Quand j’ai vu pour la première fois des oeuvres de Gerhard Richter, au Musée d’Art Moderne de Saint-Etienne, j’ai été fascinée par ses « Abstracte Bilder« ; ces tableaux aux couleurs vives suggèrent pour moi des paysages abstraits. L’exposition du Centre Pompidou rassemble une quantité de ces tableaux impressionnants par leur format immense. J’ai retrouvé les monochromes gris des années soixante-dix, que je n’aime pas. C’est neutre, c’est plat, ennuyeux et triste ! Mais l’effet est très sûrement voulu par l’artiste. C’est le mode d’expression d’une mélancolie ; d’une angoisse ? quand Gerhard Richter revit le traumatisme de la guerre.
Ce qui m’a le plus interessée est justement la façon dont il se confronte à l’histoire difficile de son pays, par la peinture. En étant attentif, on repère en effet tout au long de la visite les références à l’histoire de l’Allemagne.
Gerhard Richter peint d’après des photos de presse, comme Bombardiers, 1963, ou d’albums de famille : « Onkel Rudi » est peint en 2000, d’après une photo prise deux ans avant qu’il meure à la guerre. En uniforme de la Wehrmacht, on dirait même qu’il pose devant le mur de Berlin ! (imagination de ma part ? en tous les cas, l’analogie visuelle est forte). j’apprécie cette interrogation du paradigme peinture/photo. La matière de l’oeuvre est lisse ; la peinture fait écran. L’image est à la fois précise et floutée. – résultat du passage d’un large pinceau sec, très doux, sur la matière à peine sèche -.Ces peintures « comme des photographies » troublent le spectateur. On se demande si c’est une photographie, ou un peinture, si une photographie rend mieux la réalité ?
Gerhard Richter est un des rares artistes à avoir présenté en peinture, en 1988 et 1989, cette épisode dramatique et compliqué de l’histoire allemande plus récente : la mort des leader de la « Rote Amee Fraktion » (La Bande Baader-Meinhof) dans la prison de Stammheim le 18 octobre 1977 . Dîtes-moi si vous connaissez un autre peintre qui ait traité ce sujet ! Ces oeuvres sont assez effrayantes : on distingue à peine des ombres de personnages.
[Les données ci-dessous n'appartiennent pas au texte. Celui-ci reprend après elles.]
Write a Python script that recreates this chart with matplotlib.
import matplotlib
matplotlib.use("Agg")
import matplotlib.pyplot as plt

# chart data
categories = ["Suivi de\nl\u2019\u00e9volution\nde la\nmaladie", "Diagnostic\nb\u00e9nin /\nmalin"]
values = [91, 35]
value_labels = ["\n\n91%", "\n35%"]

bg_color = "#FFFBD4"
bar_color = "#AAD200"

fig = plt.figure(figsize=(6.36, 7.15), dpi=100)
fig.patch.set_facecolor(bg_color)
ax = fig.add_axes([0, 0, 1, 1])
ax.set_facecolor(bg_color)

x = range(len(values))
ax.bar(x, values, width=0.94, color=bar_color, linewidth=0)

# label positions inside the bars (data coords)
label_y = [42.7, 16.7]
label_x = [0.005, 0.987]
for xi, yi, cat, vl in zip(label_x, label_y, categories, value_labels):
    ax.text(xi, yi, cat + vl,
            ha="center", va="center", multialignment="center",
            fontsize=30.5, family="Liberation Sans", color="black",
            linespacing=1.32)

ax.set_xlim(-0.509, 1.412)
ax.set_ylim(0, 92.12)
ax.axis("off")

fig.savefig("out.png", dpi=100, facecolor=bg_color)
On ne sait pas si ce sont des apparitions ou des disparitions !
En revanche, contrairement à « Lunettes Rouges« , je suis passée devant Septembre, 2005, sans le voir ; c’est si gris, si fumeux ! Je n’ai pas percuté, Pas distingué les tours jumelles, pas perçu la référence au 11 septembre 2001.
Gerhard Richter a même peint Queen Elizabeth, 1967, d’après une photographie de
1964. Ce portrait est actuellement exposé à la London National Portrait Gallery jusqu’au 21 octobre 2012. Cette peinture a été choisie comme couverture du numéro de juillet/aout du magazine Art Actuel.
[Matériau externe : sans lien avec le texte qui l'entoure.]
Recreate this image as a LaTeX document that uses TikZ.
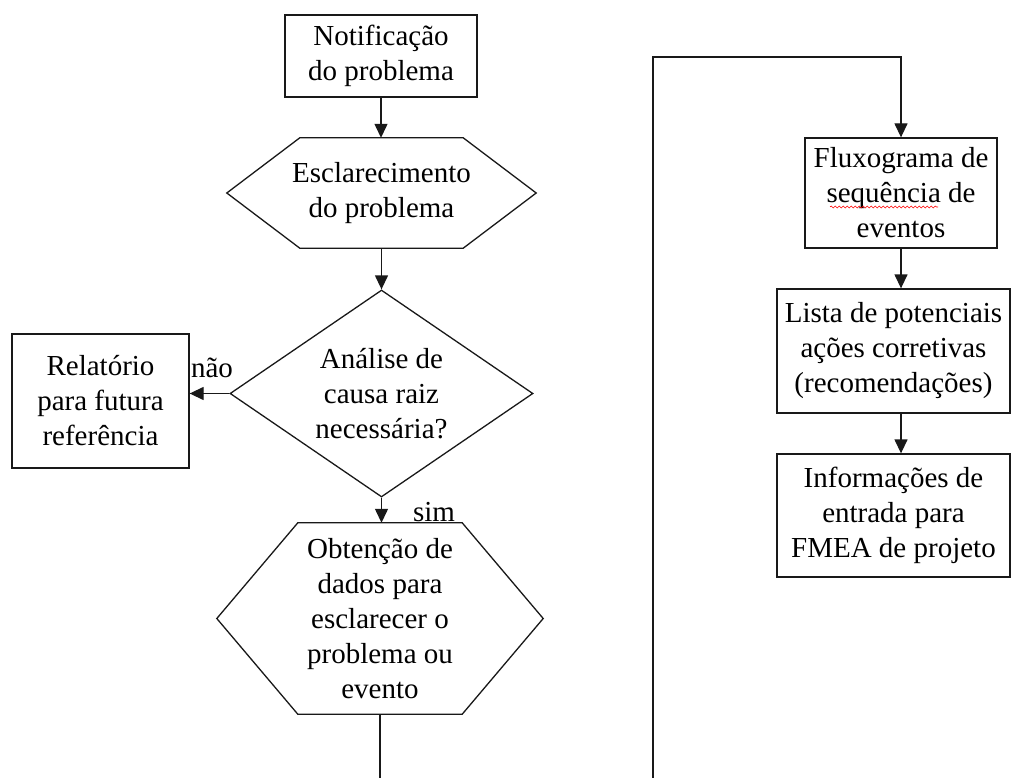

La rétrospective de Beaubourg présente bien la richesse du travail de Richter qui a abordé tous les genres de la peinture avec la même virtuosité.
Il a même revisité des chef-d’oeuvres de l’histoire de l’art : L’annonciation d’après Titien, en 1973. – le tableau de Titien date d’environ 1535 -. Deux tableaux de cette série de cinq sont exposés dans la deuxième salle. Richter a progressivement estompé le motif sur chaque toile. Au contraire, La Lectrice d’après Vermeer, 1994 – l’oeuvre de Vermeer date de 1659 – est peinte « comme une photographie » ; l’image est étonnamant lumineuse.
L’artiste a aussi créé des sculptures minimalistes en panneaux de verre. Une façon de rappeler que la peinture est une fenêtre ouverte sur le monde. Une structure de panneaux de verre est une autre forme de représentation plastique.
L’accrochage est assez neutre ; les grands tableaux abstraits sont très bien mis en valeur, à la lumière naturelle, dans les vastes espaces vitrés du dernier étage. Les commissaires de l’exposition ont évité le principal écueil : on ne se sent pas accablé par une quantité d’oeuvres trop importante.
Si vous avez le temps, regardez la vidéo de l’interview de l’artiste ( 1993). On peut le voir travailler les » Abstrakte Bilder » perché sur un escabeau, armé d’un pinceau long de quatre mètres.
Jamais Gerhard Richter ne suit la mode du moment. Il est universel.